Ilustração de Isabella Proença 
Sobre uma foto de 2011
(tempos pré-isolamento)

     No dia 03/10 me decidi por A Equação do Hiato, forma de homenagear conceitualmente ao compositor, produtor e multi-instrumentista Arjen Anthony Lucassen, criador de The Human Equation. A referência a frase de Syrio Forel surgiu na letra como uma negativa ao fim de uma conversa. Se pode se dizer “Hoje não” ao deus Morte, também se pode escolher que uma conversa vai continuar, enquanto seja de comum acordo de ambas as partes. 
    Sem acesso à melodia, a psicóloga Fabíola Passos comentou que a letra “sintetiza muito bem essa experiência que a gente vem vivendo de contato fragmentado, mediado pelas redes”. Foi curioso pois, só assisti ao Dilema das Redes finda a composição, no dia 04 de outubro. De todo modo, vinha conversando sobre as reações das pessoas a ele já há algum tempo. Sendo este um ano que praticamente obrigou os contatos a serem realizados na esfera virtual, todo este conceito do digital já vinha escoando em algumas letras como a de Tempo (que tem entre seus versos: Algoritmos sem verão/Algoritmos passarão/Darei vazão: A vida é um átimo!). 
     Ainda que eu tivesse intenção de manter a melodia em segredo por alguns meses (ela só seria postada em dezembro) a cantora e compositora Paula Lima pode ouvir uma versão voz e violão e, obviamente, bob teve acesso para que pudesse desenvolver a linha de baixo. 
     A ideia era, como vem sendo com as tirinhas, fazer um trabalho ‘just for fun’, a música fica no mesmo ciclo por praticamente sua duração total, saindo apenas no acorde final.

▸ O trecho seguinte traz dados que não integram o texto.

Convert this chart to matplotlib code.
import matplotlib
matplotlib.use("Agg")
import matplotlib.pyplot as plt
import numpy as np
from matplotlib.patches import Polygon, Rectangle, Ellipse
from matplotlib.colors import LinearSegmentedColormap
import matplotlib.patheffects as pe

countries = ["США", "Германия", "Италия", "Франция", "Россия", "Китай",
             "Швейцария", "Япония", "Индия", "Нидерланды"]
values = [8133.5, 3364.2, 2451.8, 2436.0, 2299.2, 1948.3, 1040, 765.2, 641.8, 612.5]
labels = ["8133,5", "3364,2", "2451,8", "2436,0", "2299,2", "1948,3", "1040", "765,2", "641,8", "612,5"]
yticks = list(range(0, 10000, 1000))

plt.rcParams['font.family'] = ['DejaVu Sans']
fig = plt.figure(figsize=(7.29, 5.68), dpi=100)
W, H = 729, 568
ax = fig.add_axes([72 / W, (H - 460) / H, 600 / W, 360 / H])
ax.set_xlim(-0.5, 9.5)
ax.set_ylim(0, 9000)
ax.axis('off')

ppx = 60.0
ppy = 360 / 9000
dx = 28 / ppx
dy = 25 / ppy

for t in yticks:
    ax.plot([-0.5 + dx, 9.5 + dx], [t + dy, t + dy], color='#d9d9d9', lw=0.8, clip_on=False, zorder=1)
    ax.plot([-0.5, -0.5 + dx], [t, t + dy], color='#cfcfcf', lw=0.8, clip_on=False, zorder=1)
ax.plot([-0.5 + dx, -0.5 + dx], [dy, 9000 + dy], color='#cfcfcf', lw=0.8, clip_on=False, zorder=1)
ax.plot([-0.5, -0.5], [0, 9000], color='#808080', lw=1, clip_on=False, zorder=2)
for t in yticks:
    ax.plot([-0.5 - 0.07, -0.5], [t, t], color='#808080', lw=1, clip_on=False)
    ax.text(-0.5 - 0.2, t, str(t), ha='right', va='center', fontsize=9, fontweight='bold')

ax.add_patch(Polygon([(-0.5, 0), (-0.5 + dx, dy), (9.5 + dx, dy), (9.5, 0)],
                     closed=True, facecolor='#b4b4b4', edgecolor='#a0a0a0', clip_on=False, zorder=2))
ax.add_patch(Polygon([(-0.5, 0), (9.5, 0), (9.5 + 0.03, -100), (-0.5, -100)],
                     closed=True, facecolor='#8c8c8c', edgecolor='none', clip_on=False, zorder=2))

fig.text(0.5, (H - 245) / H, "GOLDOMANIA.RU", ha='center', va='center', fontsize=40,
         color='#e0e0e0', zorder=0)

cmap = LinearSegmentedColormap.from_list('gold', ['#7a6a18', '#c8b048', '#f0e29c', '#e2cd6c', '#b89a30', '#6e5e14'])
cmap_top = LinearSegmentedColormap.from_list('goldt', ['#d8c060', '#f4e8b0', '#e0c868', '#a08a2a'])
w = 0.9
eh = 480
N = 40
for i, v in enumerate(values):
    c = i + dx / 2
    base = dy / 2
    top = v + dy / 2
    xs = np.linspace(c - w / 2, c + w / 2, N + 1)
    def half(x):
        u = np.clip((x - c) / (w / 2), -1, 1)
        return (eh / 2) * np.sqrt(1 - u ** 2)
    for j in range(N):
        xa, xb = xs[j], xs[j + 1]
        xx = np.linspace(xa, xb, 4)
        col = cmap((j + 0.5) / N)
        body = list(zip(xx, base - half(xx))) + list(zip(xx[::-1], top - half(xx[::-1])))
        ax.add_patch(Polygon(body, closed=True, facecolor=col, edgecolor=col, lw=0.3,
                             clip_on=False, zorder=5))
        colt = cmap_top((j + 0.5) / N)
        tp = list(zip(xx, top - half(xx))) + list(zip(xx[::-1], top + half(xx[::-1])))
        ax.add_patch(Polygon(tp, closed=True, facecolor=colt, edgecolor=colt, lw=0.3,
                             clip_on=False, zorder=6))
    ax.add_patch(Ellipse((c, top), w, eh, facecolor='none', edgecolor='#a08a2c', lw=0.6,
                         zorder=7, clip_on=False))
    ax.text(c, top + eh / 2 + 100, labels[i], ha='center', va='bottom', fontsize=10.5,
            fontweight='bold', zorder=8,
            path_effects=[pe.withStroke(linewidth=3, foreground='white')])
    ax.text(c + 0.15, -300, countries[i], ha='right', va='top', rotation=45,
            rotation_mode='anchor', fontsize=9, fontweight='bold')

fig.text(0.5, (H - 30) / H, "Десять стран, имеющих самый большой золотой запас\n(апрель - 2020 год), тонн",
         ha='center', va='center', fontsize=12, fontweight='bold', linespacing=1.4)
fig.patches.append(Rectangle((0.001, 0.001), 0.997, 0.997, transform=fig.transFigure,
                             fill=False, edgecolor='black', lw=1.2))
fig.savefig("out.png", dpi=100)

Poucas horas depois ele veio com uma linha fluída, que não se fincava nas cabeças das notas que eu estava tocando. Sem essa experiência coletiva a música não existiria como se apresenta, afinal, coube a bob o trabalho não só de criar a linha de baixo como editar e sincronizar as duas faixas no vídeo de apresentação. Essa foi, provavelmente, a primeira união formal deste duo desde em onze anos, quando cometeram um cover de 3x4 que está perdido na rede.